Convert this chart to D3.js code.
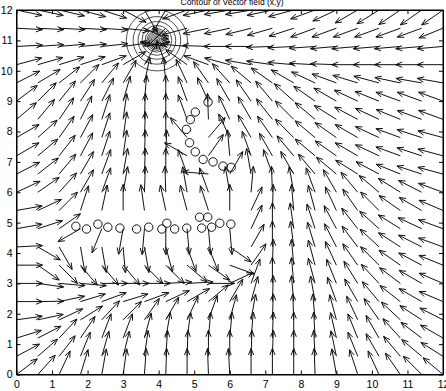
* * *
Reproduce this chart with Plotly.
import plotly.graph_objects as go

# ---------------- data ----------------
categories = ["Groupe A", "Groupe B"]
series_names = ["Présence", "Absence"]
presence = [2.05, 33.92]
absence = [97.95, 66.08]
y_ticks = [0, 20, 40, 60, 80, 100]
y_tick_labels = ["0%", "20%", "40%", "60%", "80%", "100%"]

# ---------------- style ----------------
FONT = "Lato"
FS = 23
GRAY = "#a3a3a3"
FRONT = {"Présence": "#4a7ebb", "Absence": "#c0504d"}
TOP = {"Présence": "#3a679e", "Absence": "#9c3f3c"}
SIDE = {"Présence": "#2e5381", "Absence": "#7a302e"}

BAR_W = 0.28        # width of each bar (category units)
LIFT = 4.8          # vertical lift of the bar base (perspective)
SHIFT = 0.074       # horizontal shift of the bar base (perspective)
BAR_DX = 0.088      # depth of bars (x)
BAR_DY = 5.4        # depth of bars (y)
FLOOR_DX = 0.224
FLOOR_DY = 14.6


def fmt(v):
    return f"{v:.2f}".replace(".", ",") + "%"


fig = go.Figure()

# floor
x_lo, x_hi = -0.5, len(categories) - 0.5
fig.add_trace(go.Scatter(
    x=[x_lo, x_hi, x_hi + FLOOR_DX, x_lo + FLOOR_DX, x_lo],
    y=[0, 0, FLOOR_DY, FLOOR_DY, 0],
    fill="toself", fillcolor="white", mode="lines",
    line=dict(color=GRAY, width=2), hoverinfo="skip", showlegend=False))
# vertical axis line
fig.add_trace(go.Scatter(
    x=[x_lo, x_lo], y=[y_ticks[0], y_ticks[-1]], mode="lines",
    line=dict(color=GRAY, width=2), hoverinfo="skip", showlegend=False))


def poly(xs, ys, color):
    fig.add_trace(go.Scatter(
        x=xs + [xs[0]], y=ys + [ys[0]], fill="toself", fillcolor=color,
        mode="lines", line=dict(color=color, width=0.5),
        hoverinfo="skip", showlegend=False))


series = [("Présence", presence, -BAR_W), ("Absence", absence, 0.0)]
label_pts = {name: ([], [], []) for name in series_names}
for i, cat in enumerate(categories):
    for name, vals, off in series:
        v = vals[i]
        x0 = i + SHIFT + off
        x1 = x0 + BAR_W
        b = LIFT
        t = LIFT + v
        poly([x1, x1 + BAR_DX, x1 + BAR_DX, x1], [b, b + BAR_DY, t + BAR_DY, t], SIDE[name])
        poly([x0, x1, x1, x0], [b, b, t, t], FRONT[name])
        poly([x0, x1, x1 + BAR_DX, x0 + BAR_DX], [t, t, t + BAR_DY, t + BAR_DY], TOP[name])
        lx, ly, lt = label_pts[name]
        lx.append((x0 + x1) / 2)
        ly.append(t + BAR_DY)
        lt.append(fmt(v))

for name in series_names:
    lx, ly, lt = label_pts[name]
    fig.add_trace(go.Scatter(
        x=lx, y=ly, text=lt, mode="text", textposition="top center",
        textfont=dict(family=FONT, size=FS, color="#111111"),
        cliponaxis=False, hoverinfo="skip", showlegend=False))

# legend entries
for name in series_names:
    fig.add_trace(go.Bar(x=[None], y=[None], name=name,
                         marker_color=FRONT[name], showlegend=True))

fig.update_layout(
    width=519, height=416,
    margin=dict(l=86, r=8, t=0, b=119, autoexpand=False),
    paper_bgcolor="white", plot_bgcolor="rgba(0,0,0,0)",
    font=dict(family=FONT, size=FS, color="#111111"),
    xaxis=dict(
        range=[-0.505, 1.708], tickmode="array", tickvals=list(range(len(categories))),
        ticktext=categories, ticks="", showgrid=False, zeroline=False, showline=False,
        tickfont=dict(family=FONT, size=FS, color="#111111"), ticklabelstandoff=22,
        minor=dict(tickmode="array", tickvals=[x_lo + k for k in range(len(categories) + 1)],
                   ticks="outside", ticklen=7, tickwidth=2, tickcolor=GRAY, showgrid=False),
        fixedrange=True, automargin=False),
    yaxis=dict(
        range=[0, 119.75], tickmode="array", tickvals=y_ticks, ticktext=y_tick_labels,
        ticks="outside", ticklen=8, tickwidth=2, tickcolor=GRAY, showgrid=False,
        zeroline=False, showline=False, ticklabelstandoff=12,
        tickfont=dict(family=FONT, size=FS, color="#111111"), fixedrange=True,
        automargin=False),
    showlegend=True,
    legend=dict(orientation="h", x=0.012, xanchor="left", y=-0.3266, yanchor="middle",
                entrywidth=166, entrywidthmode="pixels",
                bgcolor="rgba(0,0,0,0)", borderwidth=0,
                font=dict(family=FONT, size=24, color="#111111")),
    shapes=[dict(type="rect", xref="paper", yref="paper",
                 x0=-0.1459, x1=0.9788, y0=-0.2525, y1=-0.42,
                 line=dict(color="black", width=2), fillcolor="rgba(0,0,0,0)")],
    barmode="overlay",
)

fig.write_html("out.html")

_TASK INSTRUCTIONS_:
Say how many lines of the data include the string "chart". Nothing other than the number should be given.

_REPLY TO THE EXERCISE_:
2